Even though he trained for months, nothing prepared Daniels for bolting down that canyon in a herd of 30 horses and parting ways with his horse in the middle of a full gallop. Everything amps up in that situation, he explains, "because the horses all think it's the Kentucky Derby and they all want to finish first.

"Usually, people who say, 'I'd love to do a western,' are actors who've never done one," Daniels says, laughing. "It's just the danger of the horse," he quickly adds. "If you can survive that, you'll be okay."

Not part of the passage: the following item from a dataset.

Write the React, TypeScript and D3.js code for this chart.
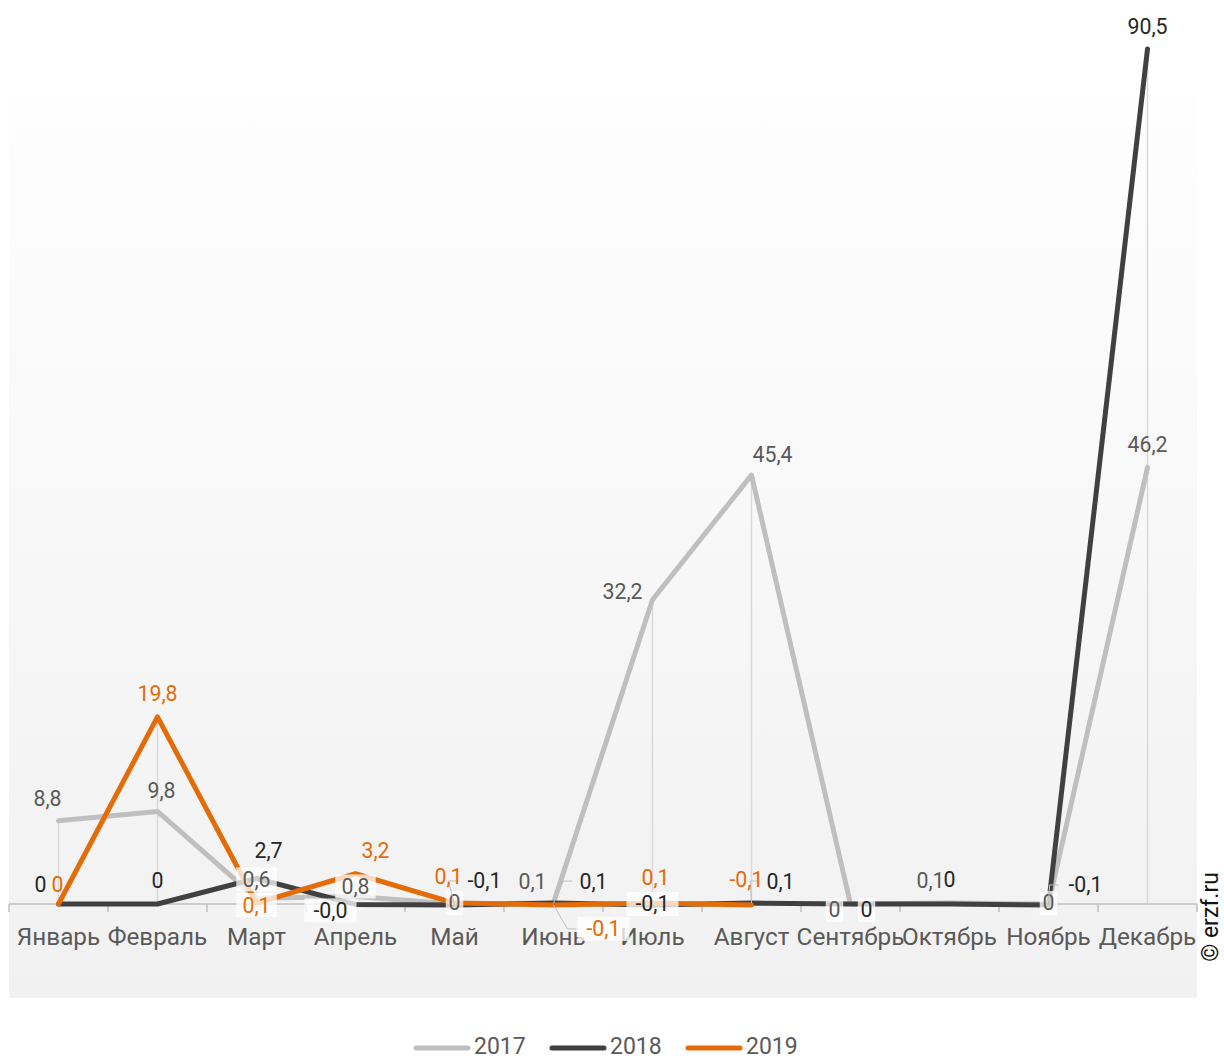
import React from "react";
import * as d3 from "d3";

const months = ["Январь","Февраль","Март","Апрель","Май","Июнь","Июль","Август","Сентябрь","Октябрь","Ноябрь","Декабрь"];
const values2017: (number|null)[] = [8.8, 9.8, 0.6, 0.8, 0, 0.1, 32.2, 45.4, 0, 0.1, 0, 46.2];
const values2018: (number|null)[] = [0, 0, 2.7, -0.04, -0.1, 0.1, -0.1, 0.1, 0, 0, -0.1, 90.5];
const values2019: (number|null)[] = [0, 19.8, 0.1, 3.2, 0.1, -0.1, 0.1, -0.1, null, null, null, null];
const seriesNames = ["2017", "2018", "2019"];

const colors = ["#bfbfbf", "#404040", "#e36c09"];
const labelColors = ["#595959", "#262626", "#e36c09"];

// label layout: [dx, dy, box, leader]
type L = [number, number, boolean?, boolean?];
const labelLayout: L[][] = [
  [[-11,-22],[4,-21],[0,-19,true],[0,-10,true],[0,-1,true],[-21,-22],[-30,-8],[21,-21],[-16,6,true],[-19,-23],[0,-1,true],[0,-23]],
  [[-18,-19],[0,-23],[12,-28],[-25,6,true],[30,-24,false,true],[40,-22,false,true],[0,-1,true],[29,-22,false,true],[16,6,true],[0,-24],[37,-20,false,true],[0,-22]],
  [[-1,-19],[0,-23],[0,2,true],[20,-23],[-6,-27],[50,24,true,true],[3,-26],[-5,-25]],
];

const W = 1224, H = 1061;
const plotLeft = 9, plotRight = 1197;

function fmt(v: number) {
  if (v === 0) return "0";
  return v.toFixed(1).replace(".", ",");
}

export default function App() {
  const x = d3.scaleBand<string>().domain(months).range([plotLeft, plotRight]).paddingInner(0).paddingOuter(0);
  const y = d3.scaleLinear().domain([0, 90.5]).range([904, 49]);
  const cx = (i: number) => (x(months[i]) as number) + x.bandwidth() / 2;
  const all = [values2017, values2018, values2019];
  const line = d3.line<number|null>()
    .defined(d => d !== null)
    .x((_, i) => cx(i))
    .y(d => y(d as number));

  const dropLines = months.map((m, i) => {
    const vals = all.map(s => s[i]).filter(v => v !== null) as number[];
    const mx = d3.max(vals) as number;
    return { i, mx };
  });

  const font = "Roboto, 'Noto Sans', sans-serif";

  return (
    <svg width={W} height={H} style={{ position: "absolute", left: 0, top: 0, display: "block" }} fontFamily={font}>
      <defs>
        <linearGradient id="bg" x1="0" y1="0" x2="0" y2="1">
          <stop offset="0" stopColor="#fefefe" />
          <stop offset="1" stopColor="#f1f1f1" />
        </linearGradient>
      </defs>
      <rect x={0} y={0} width={W} height={H} fill="#fff" />
      <rect x={plotLeft} y={95} width={plotRight - plotLeft} height={998 - 95} fill="url(#bg)" />
      {/* drop lines */}
      {dropLines.map(d => d.mx > 0 ? (
        <line key={"dl" + d.i} x1={cx(d.i)} x2={cx(d.i)} y1={y(0)} y2={y(d.mx)} stroke="#d9d9d9" strokeWidth={1.5} />
      ) : null)}
      {/* axis */}
      <line x1={plotLeft} x2={plotRight} y1={y(0)} y2={y(0)} stroke="#bfbfbf" strokeWidth={1.5} />
      {d3.range(months.length + 1).map(k => {
        const xx = plotLeft + k * x.bandwidth();
        return <line key={"t" + k} x1={xx} x2={xx} y1={y(0)} y2={y(0) + 8} stroke="#bfbfbf" strokeWidth={1.5} />;
      })}
      {months.map((m, i) => (
        <text key={m} x={cx(i)} y={945} textAnchor="middle" fontSize={24.3} fill="#595959">{m}</text>
      ))}
      {/* lines */}
      {all.map((s, k) => (
        <path key={"l" + k} d={line(s) as string} fill="none" stroke={colors[k]} strokeWidth={5} strokeLinejoin="round" strokeLinecap="round" />
      ))}
      {/* labels */}
      {all.map((s, k) => s.map((v, i) => {
        if (v === null) return null;
        const lay = labelLayout[k][i];
        if (!lay) return null;
        const [dx, dy, box, leader] = lay;
        const px = cx(i), py = y(v);
        const tx = px + dx, ty = py + dy;
        const txt = fmt(v);
        const w = txt.length * 11.5 + 6;
        return (
          <g key={`lb${k}-${i}`}>
            {leader ? (
              <polyline points={`${px},${py} ${tx - (dx > 0 ? w / 2 + 10 : -w/2 - 10)},${ty} ${tx - (dx > 0 ? w / 2 + 1 : -w/2 - 1)},${ty}`} fill="none" stroke="#bfbfbf" strokeWidth={1} />
            ) : null}
            {box ? <rect x={tx - w / 2} y={ty - 12} width={w} height={24} fill="#ffffff" fillOpacity={0.75} /> : null}
            <text x={tx} y={ty} dy="0.35em" textAnchor="middle" fontSize={21.3} fill={labelColors[k]}>{txt}</text>
          </g>
        );
      }))}
      {/* legend */}
      {seriesNames.map((n, k) => {
        const lx = 414 + k * 136;
        return (
          <g key={"lg" + n}>
            <line x1={lx + 2} x2={lx + 54} y1={1048} y2={1048} stroke={colors[k]} strokeWidth={5} strokeLinecap="round" />
            <text x={lx + 60} y={1054} fontSize={23} fill="#595959">{n}</text>
          </g>
        );
      })}
      <text transform={`translate(1218,917) rotate(-90)`} textAnchor="middle" fontSize={23} fill="#111">© erzf.ru</text>
    </svg>
  );
}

Perspectives from the Posse

CARLOS BARBOSA

PRODUCTION DESIGNER

"Not often do production designers have the opportunity to design and build a classic western mining town and its surrounding world completely from the ground up. One of the most compelling scenes required the hotel to be large enough to host a gun battle on horseback in its interior, yet keep it in proportion with the rest of the town's buildings. Therefore, we made all the other buildings taller, with interior spaces featuring lofty ceilings and long vertical windows. The end product was a town with a believable and harmonious scale."

CARLA CURRY

SET DECORATOR

"We wanted to show the hardship of living in the west, but still embrace the realism of a town run by women. The cabins in La Belle, for example, may look the same on the outside, but the interiors reflect each character's station in this hard frontier life. For the German woman [Christiane Seidel as Martha], who was a bohemian, we brought together a cornucopia of oddities from around the world. For Alice [Michelle Dockery], who was constantly on the brink of failure, everything in her house had a purpose."

ADAM DAVIS

SUPERVISING ART DIRECTOR

"My background as a professional architect prepared me for our challenge to design and build a complete western town from scratch under an aggressive schedule of just 10 weeks. My expertise and instincts with texture, color, tone and architectural building types from the late 1800s were invaluable in bringing design integrity and authenticity to the town of La Belle and the other sets."

MARK GARNER

ART DIRECTOR

"It was a collaborative effort from everyone in the art department to make the sets as perfect and period-correct as possible. I found the stage sets the most challenging: the mine shaft, the interior hotel, the well and a couple of interior shacks. What I enjoyed most was turning an entire soundstage into a forest complete with creek bed."

ELLEN LEWIS

CASTING DIRECTOR

"Each of the characters was specific in their own way, but it was especially rewarding to get to cast Merritt Wever, an actress I have known for many years, in a role that is so unlike who she is and watch her bring Mary Agnes to life. I think Jeff Daniels is an actor at the top of his game and we were lucky to cast him in the role of Frank Griffin."

CARLOS RAFAEL RIVERA

COMPOSER

"Scott Frank and I have a somewhat unusual approach in which he will send me the screenplay during pre-production and I will score the written word, not the picture. What's really cool about this is getting to be a part of the storytelling at an early stage, helping to set the tone while discovering our way into some of the set pieces and characters."

SIOBHAN ROOME

SET DESIGNER

"Under Carlos Barbosa's direction, I developed elevations, floor plans and 3D computer study models for the La Belle saloon and the Creede train depot, two key visual elements in the series. Researching and detailing the buildings true to the materials and architecture of the period was critical in communicating mood and sense of place while supporting the storyline and action."

MICHELLE TESORO

EDITOR

"Having only one director [Scott Frank] and one editor for the entire series, we chose to approach this series not as a typical seven-episode series, but as a seven-and-a-half-hour feature film. The way you see it isn't exactly as it was written or shot. We moved flashbacks across episodes. We lifted entire storylines."